Return the line containing "What Observable Plot", the line containing "const yTicks = [-50,0,50,100,150,200,250,300,350,400,450];", and every line between them, exactly as they stand. Output nothing else.

■ **SUPPLIED RECORDS**:
[start]

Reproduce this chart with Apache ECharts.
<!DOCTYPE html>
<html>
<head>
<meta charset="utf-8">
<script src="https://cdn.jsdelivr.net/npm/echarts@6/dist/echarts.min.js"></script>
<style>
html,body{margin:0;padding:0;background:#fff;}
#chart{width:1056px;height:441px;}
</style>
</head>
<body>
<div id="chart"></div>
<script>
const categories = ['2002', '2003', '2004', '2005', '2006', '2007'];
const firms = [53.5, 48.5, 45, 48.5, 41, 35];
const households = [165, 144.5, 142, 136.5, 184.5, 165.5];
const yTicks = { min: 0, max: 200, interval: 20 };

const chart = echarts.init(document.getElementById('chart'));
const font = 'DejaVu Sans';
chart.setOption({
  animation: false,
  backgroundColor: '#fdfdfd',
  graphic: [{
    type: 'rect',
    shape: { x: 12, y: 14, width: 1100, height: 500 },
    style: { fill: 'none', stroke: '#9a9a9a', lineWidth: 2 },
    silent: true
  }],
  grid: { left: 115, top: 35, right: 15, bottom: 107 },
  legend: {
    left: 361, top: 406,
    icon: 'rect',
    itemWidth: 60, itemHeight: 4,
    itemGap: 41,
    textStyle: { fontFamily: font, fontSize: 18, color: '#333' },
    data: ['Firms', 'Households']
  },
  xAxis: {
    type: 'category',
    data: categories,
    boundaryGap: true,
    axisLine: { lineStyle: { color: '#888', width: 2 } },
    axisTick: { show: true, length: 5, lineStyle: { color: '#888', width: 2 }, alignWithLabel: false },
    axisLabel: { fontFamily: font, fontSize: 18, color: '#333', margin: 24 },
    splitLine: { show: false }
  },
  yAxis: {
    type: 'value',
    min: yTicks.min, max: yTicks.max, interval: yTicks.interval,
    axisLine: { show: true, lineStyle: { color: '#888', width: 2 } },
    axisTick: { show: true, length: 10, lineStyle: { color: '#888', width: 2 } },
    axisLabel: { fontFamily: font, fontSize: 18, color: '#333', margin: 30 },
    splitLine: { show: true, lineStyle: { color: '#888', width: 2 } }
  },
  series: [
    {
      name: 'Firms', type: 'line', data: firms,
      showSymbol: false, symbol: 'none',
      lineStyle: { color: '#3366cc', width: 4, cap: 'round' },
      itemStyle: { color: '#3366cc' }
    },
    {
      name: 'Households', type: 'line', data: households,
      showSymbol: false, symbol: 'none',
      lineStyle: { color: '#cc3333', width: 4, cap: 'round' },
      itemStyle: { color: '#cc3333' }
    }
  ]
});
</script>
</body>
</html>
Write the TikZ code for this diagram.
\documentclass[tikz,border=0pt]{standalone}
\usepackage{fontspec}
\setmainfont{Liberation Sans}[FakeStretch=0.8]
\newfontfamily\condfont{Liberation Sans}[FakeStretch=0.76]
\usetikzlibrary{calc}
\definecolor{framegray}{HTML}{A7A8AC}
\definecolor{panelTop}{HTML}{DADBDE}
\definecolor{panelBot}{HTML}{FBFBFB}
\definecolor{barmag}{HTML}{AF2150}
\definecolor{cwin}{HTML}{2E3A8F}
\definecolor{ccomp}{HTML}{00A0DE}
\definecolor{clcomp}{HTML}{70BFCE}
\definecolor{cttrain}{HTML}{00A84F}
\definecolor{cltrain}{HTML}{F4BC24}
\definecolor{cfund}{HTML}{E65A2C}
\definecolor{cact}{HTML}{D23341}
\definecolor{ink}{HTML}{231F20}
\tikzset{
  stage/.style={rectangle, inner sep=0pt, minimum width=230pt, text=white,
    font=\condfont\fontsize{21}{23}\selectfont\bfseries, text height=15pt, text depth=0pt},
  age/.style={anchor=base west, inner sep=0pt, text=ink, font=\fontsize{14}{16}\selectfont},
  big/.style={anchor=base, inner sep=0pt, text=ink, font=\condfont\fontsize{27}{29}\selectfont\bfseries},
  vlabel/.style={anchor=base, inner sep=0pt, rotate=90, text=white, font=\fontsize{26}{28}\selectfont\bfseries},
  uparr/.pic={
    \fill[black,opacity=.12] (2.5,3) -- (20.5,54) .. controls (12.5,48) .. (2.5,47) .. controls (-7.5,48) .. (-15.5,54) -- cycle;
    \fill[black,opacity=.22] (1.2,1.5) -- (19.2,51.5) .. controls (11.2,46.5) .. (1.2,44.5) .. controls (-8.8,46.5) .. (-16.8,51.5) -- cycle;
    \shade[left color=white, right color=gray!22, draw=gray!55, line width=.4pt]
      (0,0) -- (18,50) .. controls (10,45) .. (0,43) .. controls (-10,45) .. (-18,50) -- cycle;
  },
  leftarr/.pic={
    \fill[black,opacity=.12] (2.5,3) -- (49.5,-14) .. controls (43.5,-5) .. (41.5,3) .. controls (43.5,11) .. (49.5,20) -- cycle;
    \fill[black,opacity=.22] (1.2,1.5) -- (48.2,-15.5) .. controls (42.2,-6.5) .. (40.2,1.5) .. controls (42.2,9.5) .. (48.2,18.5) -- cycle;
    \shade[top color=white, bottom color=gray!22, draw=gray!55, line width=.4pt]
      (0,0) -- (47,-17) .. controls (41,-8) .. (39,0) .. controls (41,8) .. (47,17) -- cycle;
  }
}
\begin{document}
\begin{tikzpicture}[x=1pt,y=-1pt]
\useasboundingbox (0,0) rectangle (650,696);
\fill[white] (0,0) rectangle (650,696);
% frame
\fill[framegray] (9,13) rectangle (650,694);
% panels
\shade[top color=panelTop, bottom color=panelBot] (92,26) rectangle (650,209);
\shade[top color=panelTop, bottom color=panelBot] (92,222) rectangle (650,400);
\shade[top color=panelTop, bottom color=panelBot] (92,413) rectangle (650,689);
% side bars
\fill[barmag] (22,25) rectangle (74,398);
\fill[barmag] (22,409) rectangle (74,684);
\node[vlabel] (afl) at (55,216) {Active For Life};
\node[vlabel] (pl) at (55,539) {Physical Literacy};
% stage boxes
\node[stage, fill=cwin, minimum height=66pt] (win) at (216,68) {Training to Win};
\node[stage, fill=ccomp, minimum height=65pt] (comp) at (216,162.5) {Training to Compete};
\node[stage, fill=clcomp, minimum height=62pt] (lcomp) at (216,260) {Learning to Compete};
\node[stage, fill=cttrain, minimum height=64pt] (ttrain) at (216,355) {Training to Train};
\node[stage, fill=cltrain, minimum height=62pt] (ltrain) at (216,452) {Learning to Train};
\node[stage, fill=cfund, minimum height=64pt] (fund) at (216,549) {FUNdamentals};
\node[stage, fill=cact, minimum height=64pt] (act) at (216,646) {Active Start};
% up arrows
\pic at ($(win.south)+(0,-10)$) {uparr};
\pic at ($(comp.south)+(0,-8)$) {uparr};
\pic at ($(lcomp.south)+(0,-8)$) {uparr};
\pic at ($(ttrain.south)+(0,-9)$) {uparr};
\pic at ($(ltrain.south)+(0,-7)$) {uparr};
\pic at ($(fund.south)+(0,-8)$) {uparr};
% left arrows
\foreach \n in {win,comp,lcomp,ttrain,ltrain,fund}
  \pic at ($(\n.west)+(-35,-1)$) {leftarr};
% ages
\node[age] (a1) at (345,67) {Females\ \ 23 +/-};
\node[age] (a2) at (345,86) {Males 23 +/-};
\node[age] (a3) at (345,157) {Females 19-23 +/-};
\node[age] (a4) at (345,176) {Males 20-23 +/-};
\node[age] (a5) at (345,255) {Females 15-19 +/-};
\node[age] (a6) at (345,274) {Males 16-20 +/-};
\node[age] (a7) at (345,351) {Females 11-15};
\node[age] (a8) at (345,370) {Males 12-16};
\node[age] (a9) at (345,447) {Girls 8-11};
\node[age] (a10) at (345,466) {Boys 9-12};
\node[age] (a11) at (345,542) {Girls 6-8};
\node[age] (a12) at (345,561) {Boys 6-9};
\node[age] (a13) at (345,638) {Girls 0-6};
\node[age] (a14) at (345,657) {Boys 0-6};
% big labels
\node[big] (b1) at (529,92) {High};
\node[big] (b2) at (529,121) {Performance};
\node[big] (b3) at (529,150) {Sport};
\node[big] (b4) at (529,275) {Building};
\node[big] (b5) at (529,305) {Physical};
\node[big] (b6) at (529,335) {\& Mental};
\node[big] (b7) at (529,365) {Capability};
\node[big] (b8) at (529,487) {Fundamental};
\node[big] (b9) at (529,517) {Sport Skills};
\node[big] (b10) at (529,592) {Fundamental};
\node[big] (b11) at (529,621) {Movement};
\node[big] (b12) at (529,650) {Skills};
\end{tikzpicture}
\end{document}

[end]
[start]

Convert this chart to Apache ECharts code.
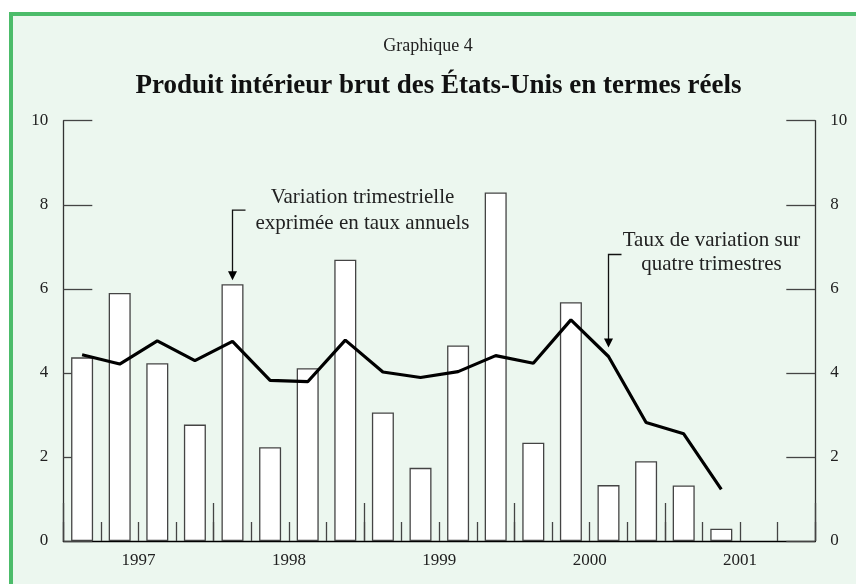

[end]
[start]

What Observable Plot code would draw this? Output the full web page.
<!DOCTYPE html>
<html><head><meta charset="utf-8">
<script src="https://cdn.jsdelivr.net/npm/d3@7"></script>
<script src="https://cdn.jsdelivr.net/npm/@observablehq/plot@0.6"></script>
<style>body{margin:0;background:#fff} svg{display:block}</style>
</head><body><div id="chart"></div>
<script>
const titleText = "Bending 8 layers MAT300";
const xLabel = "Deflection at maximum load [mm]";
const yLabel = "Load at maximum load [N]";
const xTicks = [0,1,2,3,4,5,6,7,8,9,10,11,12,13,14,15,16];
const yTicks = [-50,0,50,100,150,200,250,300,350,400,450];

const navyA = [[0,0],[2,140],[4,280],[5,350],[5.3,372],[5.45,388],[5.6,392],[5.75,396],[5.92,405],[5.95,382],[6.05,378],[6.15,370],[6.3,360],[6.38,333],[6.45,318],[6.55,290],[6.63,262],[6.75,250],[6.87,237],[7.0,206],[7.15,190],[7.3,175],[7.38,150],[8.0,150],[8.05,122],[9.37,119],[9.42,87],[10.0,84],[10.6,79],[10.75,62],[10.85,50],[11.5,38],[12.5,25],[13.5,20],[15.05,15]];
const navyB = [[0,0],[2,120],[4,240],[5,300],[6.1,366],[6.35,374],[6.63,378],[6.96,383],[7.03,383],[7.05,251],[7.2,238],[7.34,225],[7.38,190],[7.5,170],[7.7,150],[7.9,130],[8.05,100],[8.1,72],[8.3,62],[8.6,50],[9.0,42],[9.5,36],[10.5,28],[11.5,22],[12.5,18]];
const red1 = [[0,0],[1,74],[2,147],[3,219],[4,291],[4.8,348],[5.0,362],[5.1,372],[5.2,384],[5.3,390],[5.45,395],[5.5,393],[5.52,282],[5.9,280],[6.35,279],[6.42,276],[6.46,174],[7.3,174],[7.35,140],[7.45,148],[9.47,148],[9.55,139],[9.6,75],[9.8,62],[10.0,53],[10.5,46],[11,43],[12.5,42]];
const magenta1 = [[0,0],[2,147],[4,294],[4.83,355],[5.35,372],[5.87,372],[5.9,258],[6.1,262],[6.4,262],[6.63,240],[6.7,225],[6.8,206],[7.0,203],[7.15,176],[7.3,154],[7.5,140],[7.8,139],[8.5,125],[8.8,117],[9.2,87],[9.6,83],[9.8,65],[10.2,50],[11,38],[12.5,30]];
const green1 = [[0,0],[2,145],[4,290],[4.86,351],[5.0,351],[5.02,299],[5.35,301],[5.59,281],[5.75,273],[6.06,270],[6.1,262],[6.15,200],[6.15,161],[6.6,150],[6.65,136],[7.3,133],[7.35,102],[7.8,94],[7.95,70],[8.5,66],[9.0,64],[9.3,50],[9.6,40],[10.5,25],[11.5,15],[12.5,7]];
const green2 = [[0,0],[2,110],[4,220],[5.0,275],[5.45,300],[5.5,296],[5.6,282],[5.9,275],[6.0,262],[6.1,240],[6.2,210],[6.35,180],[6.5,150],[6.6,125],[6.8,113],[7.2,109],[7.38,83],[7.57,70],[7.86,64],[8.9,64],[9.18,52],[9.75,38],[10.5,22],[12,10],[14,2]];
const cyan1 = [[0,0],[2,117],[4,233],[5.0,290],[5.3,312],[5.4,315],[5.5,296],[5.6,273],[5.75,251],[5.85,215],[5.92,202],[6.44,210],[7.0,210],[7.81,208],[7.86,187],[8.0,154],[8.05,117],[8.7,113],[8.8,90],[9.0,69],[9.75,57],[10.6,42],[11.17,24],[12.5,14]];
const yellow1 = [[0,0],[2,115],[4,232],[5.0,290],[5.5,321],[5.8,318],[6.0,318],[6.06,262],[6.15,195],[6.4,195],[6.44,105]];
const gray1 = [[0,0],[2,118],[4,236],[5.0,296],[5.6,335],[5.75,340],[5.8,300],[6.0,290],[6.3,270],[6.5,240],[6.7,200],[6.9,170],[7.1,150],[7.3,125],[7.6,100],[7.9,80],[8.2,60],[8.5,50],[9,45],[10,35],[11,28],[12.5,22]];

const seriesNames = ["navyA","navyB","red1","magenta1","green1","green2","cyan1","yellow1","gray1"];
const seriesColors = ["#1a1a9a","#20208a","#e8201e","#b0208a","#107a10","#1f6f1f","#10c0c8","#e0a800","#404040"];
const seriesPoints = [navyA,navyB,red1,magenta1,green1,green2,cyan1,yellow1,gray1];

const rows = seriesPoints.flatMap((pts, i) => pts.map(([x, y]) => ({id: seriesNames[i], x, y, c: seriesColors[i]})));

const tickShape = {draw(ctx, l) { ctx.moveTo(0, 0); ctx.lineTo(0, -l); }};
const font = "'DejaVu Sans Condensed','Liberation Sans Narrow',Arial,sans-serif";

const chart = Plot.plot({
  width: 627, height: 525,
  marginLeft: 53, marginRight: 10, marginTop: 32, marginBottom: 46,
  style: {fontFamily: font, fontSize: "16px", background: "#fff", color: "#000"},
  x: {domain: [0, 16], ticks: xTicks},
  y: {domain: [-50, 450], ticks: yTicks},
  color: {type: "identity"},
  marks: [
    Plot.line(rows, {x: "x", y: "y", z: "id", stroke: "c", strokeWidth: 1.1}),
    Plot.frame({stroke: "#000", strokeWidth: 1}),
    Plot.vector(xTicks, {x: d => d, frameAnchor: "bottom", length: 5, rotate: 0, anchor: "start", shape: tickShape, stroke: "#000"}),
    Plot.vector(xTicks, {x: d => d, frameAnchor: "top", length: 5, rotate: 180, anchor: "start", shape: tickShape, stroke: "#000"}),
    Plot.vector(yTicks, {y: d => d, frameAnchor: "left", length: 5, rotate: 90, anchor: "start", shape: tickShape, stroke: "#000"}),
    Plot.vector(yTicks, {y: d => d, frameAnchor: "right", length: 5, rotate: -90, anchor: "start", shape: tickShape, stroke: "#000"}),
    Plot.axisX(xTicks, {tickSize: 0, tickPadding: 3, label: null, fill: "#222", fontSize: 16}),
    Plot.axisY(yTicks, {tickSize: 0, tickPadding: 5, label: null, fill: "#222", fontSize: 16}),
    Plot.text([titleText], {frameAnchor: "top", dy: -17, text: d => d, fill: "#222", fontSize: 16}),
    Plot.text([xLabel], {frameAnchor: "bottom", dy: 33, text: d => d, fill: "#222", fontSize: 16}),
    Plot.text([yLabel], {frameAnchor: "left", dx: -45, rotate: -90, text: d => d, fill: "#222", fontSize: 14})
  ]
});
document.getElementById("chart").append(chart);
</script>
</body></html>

[end]

■ **FULL ANSWER**:
What Observable Plot code would draw this? Output the full web page.
<!DOCTYPE html>
<html><head><meta charset="utf-8">
<script src="https://cdn.jsdelivr.net/npm/d3@7"></script>
<script src="https://cdn.jsdelivr.net/npm/@observablehq/plot@0.6"></script>
<style>body{margin:0;background:#fff} svg{display:block}</style>
</head><body><div id="chart"></div>
<script>
const titleText = "Bending 8 layers MAT300";
const xLabel = "Deflection at maximum load [mm]";
const yLabel = "Load at maximum load [N]";
const xTicks = [0,1,2,3,4,5,6,7,8,9,10,11,12,13,14,15,16];
const yTicks = [-50,0,50,100,150,200,250,300,350,400,450];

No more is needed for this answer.